Ne plus miser uniquement sur le français et l’anglais à l’école
La nuance peut sembler légère mais elle est significative. On ne parle plus de bilinguisme mais de multilinguisme. En 2016, la déclinaison du projet académique à Saint-Martin mettait en valeur la création de cinq classes bilingues ; quatre ans plus tard, le même document va plus loin et mise désormais sur le multilinguisme.
«Mieux valoriser le multilinguisme» dans les établissements scolaires du territoire est l’un des sept plans de travail que compte le D’Pass dans sa nouvelle version pour la période 2020-2033. Un groupe de travail* piloté par Evelyne Fleming a spécifiquement été formé pour élaborer une stratégie et des actions en vue de «concevoir un parcours éducatif des langues de la maternelle à la terminale».

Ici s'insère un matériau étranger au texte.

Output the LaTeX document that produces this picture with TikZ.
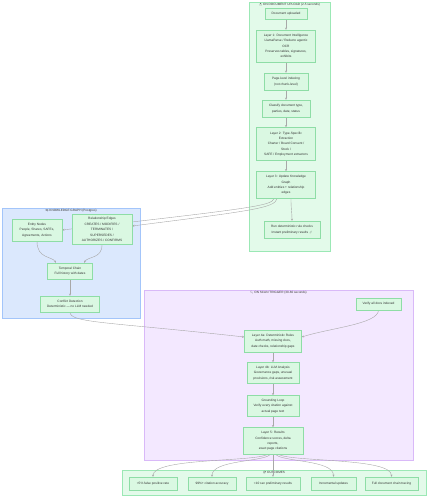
\documentclass[tikz,border=0pt]{standalone}
\usepackage{fontspec}
\setmainfont{Liberation Sans}
\newfontfamily\emo{Noto Emoji}
\usetikzlibrary{arrows.meta}
\definecolor{nodefill}{HTML}{DAF8E2}
\definecolor{nodeline}{HTML}{8EDDA6}
\definecolor{upfill}{HTML}{E3FAEA}
\definecolor{upline}{HTML}{9BE8B5}
\definecolor{kgfill}{HTML}{DBE8FD}
\definecolor{kgline}{HTML}{A3C5FA}
\definecolor{scfill}{HTML}{F3E8FF}
\definecolor{scline}{HTML}{D9B9F8}
\definecolor{edgec}{HTML}{A8A8A8}
\definecolor{txt}{HTML}{333333}
\newcommand{\emj}[1]{{\emo\fontsize{2.6}{3}\selectfont #1}}
\pgfdeclarelayer{clus}
\pgfdeclarelayer{edgelayer}
\pgfsetlayers{clus,edgelayer,main}
\begin{document}
\begin{tikzpicture}[x=1pt,y=-1pt,
  box/.style={draw=nodeline, fill=nodefill, line width=0.45pt, align=center, inner sep=0pt,
    font=\fontsize{3.2}{5.4}\selectfont, text=txt},
  edge/.style={draw=edgec, line width=0.4pt, -{Stealth[length=2.2pt,width=2pt]}},
  ctitle/.style={font=\fontsize{3.1}{4}\selectfont, text=txt, inner sep=0pt},
  clusbox/.style={line width=0.5pt}]
\useasboundingbox (0,0) rectangle (431,500);

% ---------- nodes: upload ----------
\node[box, minimum width=42pt, minimum height=11pt] (up1) at (286,13.5) {Document uploaded};
\node[box, minimum width=59pt, minimum height=32pt] (up2) at (286,46) {Layer 1: Document Intelligence\\LlamaParse / Reducto agentic\\OCR\\Preserves tables, signatures,\\exhibits};
\node[box, minimum width=44pt, minimum height=17pt] (up3) at (286,81.5) {Page-level indexing\\(not chunk-level)};
\node[box, minimum width=48pt, minimum height=17pt] (up4) at (286,108.5) {Classify document type,\\parties, date, status};
\node[box, minimum width=59pt, minimum height=33pt] (up5) at (286,144) {Layer 2: Type-Specific\\Extraction\\Charter / Board Consent /\\Stock /\\SAFE / Employment extractors};
\node[box, minimum width=59pt, minimum height=27pt] (up6) at (286,185) {Layer 3: Update Knowledge\\Graph\\Add entities + relationship\\edges};
\node[box, minimum width=56pt, minimum height=17pt] (up7) at (292,229.5) {Run deterministic rule checks\\Instant preliminary results \emj{⚡}};

% ---------- nodes: knowledge graph ----------
\node[box, minimum width=50pt, minimum height=22pt] (kg1) at (37,230) {Entity Nodes\\People, Shares, SAFEs,\\Agreements, Actions};
\node[box, minimum width=60pt, minimum height=30pt] (kg2) at (102,229.5) {Relationship Edges\\CREATES / MODIFIES /\\TERMINATES /\\SUPERSEDES /\\AUTHORIZES / CONFIRMS};
\node[box, minimum width=45pt, minimum height=16pt] (kg3) at (70,271) {Temporal Chain\\Full history with dates};
\node[box, minimum width=59pt, minimum height=16pt] (kg4) at (70,304) {Conflict Detection\\Deterministic — no LLM needed};

% ---------- nodes: scan ----------
\node[box, minimum width=45pt, minimum height=12pt] (sc0) at (378.5,304) {Verify all docs indexed};
\node[box, minimum width=57pt, minimum height=22pt] (sc1) at (273,341) {Layer 4a: Deterministic Rules\\Auth math, missing docs,\\date checks, relationship gaps};
\node[box, minimum width=52pt, minimum height=21pt] (sc2) at (273,373) {Layer 4b: LLM Analysis\\Governance gaps, unusual\\provisions, risk assessment};
\node[box, minimum width=52pt, minimum height=21pt] (sc3) at (273,406) {Grounding Loop\\Verify every citation against\\actual page text};
\node[box, minimum width=60pt, minimum height=27pt] (sc4) at (273,441) {Layer 5: Results\\Confidence scores, delta\\reports,\\exact page citations};

% ---------- nodes: outcomes ----------
\node[box, minimum width=48pt, minimum height=13pt] (oc1) at (153,483.5) {<5\% false positive rate};
\node[box, minimum width=48pt, minimum height=13pt] (oc2) at (212,483.5) {99\%+ citation accuracy};
\node[box, minimum width=54pt, minimum height=13pt] (oc3) at (273,483.5) {<10 sec preliminary results};
\node[box, minimum width=45pt, minimum height=13pt] (oc4) at (333.5,483.5) {Incremental updates};
\node[box, minimum width=53pt, minimum height=13pt] (oc5) at (391.5,483.5) {Full document chain tracing};

% ---------- clusters ----------
\begin{pgfonlayer}{clus}
  \path[clusbox, fill=upfill, draw=upline] (249,2) rectangle (330,251);
  \node[ctitle] (t1) at (289.5,5) {\emj{📤} ON DOCUMENT UPLOAD (2-5 seconds)};
  \path[clusbox, fill=kgfill, draw=kgline] (2,208) rectangle (140,318);
  \node[ctitle] (t2) at (71,211) {\emj{🧠} KNOWLEDGE GRAPH (Postgres)};
  \path[clusbox, fill=scfill, draw=scline] (144,290) rectangle (413,460);
  \node[ctitle] (t3) at (278.5,292.8) {\emj{🔍} ON SCAN TRIGGER (30-60 seconds)};
  \path[clusbox, fill=upfill, draw=upline] (122,470) rectangle (426,495);
  \node[ctitle] (t4) at (274,472.8) {\emj{🎯} OUTCOMES};
\end{pgfonlayer}

% ---------- edges ----------
\begin{pgfonlayer}{edgelayer}
  \draw[edge] (up1) -- (up2);
  \draw[edge] (up2) -- (up3);
  \draw[edge] (up3) -- (up4);
  \draw[edge] (up4) -- (up5);
  \draw[edge] (up5) -- (up6);
  \draw[edge] ([xshift=5pt]up6.south) .. controls (291,210) and (292,212) .. (up7.north);
  \draw[edge] ([xshift=-12pt]up6.south) .. controls (272,206) and (245,209) .. (kg1.east);
  \draw[edge] ([xshift=-9pt]up6.south) .. controls (275,208) and (250,211) .. ([yshift=3.5pt]kg2.east);
  \draw[edge] (kg1.south) .. controls (37,259) and (52,256) .. ([xshift=-14pt]kg3.north);
  \draw[edge] (kg2.south) .. controls (102,259) and (88,256) .. ([xshift=14pt]kg3.north);
  \draw[edge] (kg3) -- (kg4);
  \draw[edge] (kg4.south) .. controls (70,323) and (110,322) .. ([yshift=4pt]sc1.west);
  \draw[edge] (sc0.south) .. controls (378,324) and (330,328) .. ([yshift=4pt]sc1.east);
  \draw[edge] (sc1) -- (sc2);
  \draw[edge] (sc2) -- (sc3);
  \draw[edge] (sc3) -- (sc4);
  \draw[edge] ([xshift=-6pt]sc4.south) .. controls (250,462) and (153,458) .. (oc1.north);
  \draw[edge] ([xshift=-3pt]sc4.south) .. controls (262,462) and (212,460) .. (oc2.north);
  \draw[edge] (sc4.south) -- (oc3.north);
  \draw[edge] ([xshift=3pt]sc4.south) .. controls (284,462) and (333.5,460) .. (oc4.north);
  \draw[edge] ([xshift=6pt]sc4.south) .. controls (296,462) and (391.5,458) .. (oc5.north);
\end{pgfonlayer}
\end{tikzpicture}
\end{document}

Le groupe de travail a dans un premier temps réalisé une photographie du territoire. Celle-ci a permis de dresser deux principaux constats : «une discontinuité relative de l’apprentissage des langues dans le parcours des élèves du premier au second degré et une prédominance de l’enseignement de l’anglais».
Or cette même enquête a révélé que quatre langues étaient quotidiennement utilisées par les élèves, à savoir le français, l’anglais, le créole et l’espagnol dont la pratique est de plus en plus fréquente. Aussi est-il suggéré d’intégrer davantage cette langue dans les parcours scolaires (comme l’anglais l’a été) en créant des classes bilangues et bilingues. Aujourd’hui, l’enseignement de l’espagnol comme langue vivante étrangère dans le premier degré se fait en fonction des compétences linguistiques des professeurs et ne peut ainsi pas tenir compte du parcours de l’élève.
Concernant le créole, «il commence parfois en sixième et est interrompu en milieu de cursus de collège ou n’est proposé qu’en terminale de lycée professionnel en option», a noté le groupe de travail.
«Pour opérer à l’international, les dix langues les plus demandées ont été classées comme suit d’après une enquête dans le monde des affaires : anglais, chinois, espagnol, arabe, allemand, portugais, russe, français , japonais et hindi. Toutes sont représentées sur notre territoire et trois sur dix sont enseignées dans nos écoles», fait remarquer Evelyne Fleming. Promouvoir ces langues, faire en sorte que le multilinguisme devienne un réel «vecteur de réussite fondé sur l’égalité des chances par l’égal accès aux enseignements » est l’ambition du groupe de travail que Madame Fleming a piloté.
Faire progresser les élèves en langues étrangères passe notamment par un renforcement de la formation initiale et continue des enseignants, la dotation des BCD et CDI en supports techniques plurilingues, la diversification de l’offre linguistique, l’ouverture de sections internationales dans les collèges et lycées favorisant l’obtention d’un bac option international, etc.
Il est aussi proposé la création d’un passeport Langues qui acterait le parcours linguistique de l’élève de la maternelle à la terminale, l’expérimentation d’un cursus spécifique plurilingue au collège avec l’enseignement des disciplines non linguistiques dans deux voire trois langues.
Enfin, il est suggéré l’organisation d’un festival des langues et des cultures des territoires en partenariat avec les COM de Saint-Martin et de Saint-Barth. «La dimension culturelle des langues serait ainsi mise en exergue en exploitant une convergence des actions imaginées».
«L’apprentissage des langues ne doit plus servir à exclusivement à la maîtrise de celles-ci mais plus largement à la maîtrise des apprentissages», conçoit l’Education nationale.
* Il est composé de Marie-Joselyne Arnell, conseillère pédagogique généraliste 1er degré, Katiuscia Hyman, animatrice des classes bilingues 1er degré, Leila Nazzal, professeur d’espagnol au collège à Saint-Barth, Anthony Gombis, professeur d’anglais au collège Mont des Accords, Cédric Lesuperbe, professeur de créole au lycée Robert Weinum et Emmanuel Pené, coordonnateur du Casnav.